# Do you own a Ranger Phantom or a Banshee. Need your expert prop advice PLEASE!



## Vpdiaz (Jul 14, 2021)

Add a shaw wing, or something similar. The wing will add water around the prop and give you more grip and help prevent the cavitation.


----------



## Papa (Oct 20, 2021)

Vpdiaz said:


> Add a shaw wing, or something similar. The wing will add water around the prop and give you
> more grip and help prevent the cavitation.

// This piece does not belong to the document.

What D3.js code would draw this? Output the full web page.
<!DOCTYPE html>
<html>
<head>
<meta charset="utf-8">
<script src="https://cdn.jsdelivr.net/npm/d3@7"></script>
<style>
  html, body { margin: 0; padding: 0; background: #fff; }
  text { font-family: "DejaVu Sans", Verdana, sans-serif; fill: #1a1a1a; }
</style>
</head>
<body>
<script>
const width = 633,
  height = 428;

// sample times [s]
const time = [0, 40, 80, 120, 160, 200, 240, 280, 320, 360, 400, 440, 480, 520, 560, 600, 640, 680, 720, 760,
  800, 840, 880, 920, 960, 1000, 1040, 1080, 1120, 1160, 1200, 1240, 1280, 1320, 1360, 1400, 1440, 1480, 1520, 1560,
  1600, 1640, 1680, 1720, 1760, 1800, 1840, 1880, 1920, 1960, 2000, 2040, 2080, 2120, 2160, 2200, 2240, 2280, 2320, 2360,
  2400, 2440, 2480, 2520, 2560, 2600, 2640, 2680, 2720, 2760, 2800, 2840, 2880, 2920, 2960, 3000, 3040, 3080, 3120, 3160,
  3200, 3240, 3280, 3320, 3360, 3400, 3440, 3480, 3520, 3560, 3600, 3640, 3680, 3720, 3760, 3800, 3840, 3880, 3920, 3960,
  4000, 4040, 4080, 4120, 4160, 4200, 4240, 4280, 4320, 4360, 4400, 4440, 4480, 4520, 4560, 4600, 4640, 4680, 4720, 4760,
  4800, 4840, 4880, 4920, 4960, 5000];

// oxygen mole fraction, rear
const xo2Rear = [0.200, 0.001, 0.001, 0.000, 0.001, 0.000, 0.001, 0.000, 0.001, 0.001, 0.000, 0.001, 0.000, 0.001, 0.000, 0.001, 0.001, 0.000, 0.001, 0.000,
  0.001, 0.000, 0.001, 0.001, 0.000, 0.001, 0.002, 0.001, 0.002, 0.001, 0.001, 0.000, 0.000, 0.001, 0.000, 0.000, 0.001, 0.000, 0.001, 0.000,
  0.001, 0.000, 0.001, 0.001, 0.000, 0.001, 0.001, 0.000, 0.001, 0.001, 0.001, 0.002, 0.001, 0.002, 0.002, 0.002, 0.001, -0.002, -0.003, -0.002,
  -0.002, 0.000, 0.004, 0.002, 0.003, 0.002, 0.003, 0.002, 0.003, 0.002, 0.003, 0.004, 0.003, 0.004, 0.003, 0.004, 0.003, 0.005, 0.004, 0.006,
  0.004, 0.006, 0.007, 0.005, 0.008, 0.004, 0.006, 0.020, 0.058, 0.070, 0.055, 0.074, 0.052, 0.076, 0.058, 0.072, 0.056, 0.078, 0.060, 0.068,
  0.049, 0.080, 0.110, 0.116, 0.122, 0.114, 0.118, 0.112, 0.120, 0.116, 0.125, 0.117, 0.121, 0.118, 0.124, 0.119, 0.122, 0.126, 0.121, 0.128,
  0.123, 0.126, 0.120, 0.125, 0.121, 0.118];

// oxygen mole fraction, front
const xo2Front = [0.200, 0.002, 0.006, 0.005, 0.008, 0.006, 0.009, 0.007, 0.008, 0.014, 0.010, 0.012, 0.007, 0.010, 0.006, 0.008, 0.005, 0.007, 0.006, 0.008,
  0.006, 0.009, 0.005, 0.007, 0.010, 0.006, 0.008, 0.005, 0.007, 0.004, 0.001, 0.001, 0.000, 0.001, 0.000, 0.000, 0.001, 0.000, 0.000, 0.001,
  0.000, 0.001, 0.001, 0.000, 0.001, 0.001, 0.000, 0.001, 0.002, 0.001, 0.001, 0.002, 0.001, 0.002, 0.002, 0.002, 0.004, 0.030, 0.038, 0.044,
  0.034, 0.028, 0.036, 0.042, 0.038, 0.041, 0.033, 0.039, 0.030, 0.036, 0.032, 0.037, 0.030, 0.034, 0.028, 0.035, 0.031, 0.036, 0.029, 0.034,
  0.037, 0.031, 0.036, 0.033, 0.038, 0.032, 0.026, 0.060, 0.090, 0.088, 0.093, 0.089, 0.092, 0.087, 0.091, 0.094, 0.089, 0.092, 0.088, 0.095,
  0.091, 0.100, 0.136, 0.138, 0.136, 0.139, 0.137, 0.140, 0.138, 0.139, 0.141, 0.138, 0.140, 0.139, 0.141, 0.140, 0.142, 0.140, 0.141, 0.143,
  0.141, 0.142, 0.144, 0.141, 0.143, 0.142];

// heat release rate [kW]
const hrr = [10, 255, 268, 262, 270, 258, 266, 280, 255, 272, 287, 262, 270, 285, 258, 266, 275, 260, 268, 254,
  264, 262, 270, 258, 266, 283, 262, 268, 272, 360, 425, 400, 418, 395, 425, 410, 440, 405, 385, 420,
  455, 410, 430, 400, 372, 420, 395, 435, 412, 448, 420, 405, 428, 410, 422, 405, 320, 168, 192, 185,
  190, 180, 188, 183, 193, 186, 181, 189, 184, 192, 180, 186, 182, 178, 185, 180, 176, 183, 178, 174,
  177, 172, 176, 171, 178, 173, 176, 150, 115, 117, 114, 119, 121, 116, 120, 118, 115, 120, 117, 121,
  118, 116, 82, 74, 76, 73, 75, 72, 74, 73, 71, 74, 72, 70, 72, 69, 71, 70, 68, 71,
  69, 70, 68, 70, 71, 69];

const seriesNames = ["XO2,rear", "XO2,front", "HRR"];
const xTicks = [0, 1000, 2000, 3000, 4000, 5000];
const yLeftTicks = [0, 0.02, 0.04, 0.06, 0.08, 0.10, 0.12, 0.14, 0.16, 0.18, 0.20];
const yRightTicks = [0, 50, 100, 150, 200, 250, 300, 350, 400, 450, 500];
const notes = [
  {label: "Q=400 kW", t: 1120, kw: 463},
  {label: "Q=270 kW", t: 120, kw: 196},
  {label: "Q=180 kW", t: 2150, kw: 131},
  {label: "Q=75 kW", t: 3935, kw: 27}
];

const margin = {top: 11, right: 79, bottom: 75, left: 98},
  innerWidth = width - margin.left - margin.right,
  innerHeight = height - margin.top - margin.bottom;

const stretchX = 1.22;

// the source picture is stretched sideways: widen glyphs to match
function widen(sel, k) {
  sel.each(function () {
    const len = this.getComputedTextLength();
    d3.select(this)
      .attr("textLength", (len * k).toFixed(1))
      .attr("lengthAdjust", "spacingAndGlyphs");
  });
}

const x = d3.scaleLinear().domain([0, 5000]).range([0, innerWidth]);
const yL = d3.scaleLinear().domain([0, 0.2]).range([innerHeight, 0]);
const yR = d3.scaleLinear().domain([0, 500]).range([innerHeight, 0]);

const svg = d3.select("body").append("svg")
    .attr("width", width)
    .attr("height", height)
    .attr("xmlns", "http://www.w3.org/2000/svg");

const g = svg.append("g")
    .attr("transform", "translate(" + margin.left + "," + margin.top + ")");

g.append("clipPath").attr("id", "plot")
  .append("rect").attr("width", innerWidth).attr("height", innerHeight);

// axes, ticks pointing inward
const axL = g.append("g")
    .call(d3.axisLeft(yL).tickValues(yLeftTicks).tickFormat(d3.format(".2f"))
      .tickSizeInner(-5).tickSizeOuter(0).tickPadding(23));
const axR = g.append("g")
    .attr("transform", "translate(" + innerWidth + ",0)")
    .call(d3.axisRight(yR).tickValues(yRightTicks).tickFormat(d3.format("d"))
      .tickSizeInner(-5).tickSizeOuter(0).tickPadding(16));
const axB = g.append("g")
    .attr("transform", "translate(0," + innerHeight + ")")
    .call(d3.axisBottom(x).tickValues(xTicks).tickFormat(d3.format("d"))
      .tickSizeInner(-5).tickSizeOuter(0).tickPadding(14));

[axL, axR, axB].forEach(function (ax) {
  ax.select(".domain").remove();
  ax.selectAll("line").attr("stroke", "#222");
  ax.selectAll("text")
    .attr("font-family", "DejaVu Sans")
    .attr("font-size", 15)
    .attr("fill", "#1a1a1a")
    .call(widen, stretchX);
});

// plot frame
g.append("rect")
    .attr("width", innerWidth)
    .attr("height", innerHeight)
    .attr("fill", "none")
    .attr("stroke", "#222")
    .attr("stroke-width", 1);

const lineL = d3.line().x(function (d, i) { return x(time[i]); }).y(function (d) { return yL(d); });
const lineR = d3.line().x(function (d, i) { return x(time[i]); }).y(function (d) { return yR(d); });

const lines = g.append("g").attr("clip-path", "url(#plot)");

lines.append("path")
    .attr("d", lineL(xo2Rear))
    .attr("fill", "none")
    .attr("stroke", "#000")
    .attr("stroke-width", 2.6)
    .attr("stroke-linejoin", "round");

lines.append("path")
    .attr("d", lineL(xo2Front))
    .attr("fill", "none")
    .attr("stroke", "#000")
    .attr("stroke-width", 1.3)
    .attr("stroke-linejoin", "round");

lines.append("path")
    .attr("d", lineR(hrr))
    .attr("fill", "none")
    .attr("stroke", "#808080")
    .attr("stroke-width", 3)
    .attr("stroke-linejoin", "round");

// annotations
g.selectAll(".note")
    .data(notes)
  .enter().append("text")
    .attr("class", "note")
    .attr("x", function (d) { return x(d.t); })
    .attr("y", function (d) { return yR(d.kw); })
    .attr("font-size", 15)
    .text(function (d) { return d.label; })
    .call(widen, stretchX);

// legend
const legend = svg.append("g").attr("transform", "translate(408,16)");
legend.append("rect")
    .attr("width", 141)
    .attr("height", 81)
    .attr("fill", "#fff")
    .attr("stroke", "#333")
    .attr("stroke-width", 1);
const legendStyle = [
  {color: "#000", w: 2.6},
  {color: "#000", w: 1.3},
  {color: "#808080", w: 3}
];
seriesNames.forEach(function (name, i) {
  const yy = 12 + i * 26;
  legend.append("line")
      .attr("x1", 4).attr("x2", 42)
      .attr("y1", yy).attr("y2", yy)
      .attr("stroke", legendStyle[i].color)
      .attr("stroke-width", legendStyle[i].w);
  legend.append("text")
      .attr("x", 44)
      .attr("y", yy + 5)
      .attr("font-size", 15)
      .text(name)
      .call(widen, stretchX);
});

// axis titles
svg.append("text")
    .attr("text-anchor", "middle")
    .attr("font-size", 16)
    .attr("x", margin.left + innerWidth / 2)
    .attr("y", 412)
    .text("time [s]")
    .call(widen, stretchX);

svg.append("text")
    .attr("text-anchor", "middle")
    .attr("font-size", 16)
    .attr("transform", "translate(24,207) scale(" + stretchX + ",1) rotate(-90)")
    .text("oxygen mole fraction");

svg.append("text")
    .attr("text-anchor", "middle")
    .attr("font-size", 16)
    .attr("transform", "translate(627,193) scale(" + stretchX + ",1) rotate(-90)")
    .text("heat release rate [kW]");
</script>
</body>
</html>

That will be my remedy if I can't get the prop right. Thanks


----------



## Robbcoats (11 mo ago)

What did you end up with prop wise ?


----------



## Papa (Oct 20, 2021)

SWW3 Powertech 12 pitch, the SWW3 that I had from previous rig was actually a 13 pitch. I had forgotten that early on while figuring out the right prop for previous rig I had bought a 13 pitch. Decided to double check the part number on prop. SWW3 12p is the perfect pitch/cup combination
for my current rig. Awesome hole shot, with motor mounted one hole from highest possible mount height I can run all the way up on the jack efficiently with 18 psi of water pressure. Greatly reduced porpousing, practically eliminated, with more usable trim. It's no speed demon but runs 30-34mph depending on load. It fulfills my needs and is very responsive.


----------



## Robbcoats (11 mo ago)

Papa said:


> SWW3 Powertech 12 pitch, the SWW3 that I had from previous rig was actually a 13 pitch. I had forgotten that early on while figuring out the right prop for previous rig I had bought a 13 pitch. Decided to double check the part number on prop. SWW3 12p is the perfect pitch/cup combination
> for my current rig. Awesome hole shot, with motor mounted one hole from highest possible mount height I can run all the way up on the jack efficiently with 18 psi of water pressure. Greatly reduced porpousing, practically eliminated, with more usable trim. It's no speed demon but runs 30-34mph depending on load. It fulfills my needs and is very responsive.


Thanks man!


----------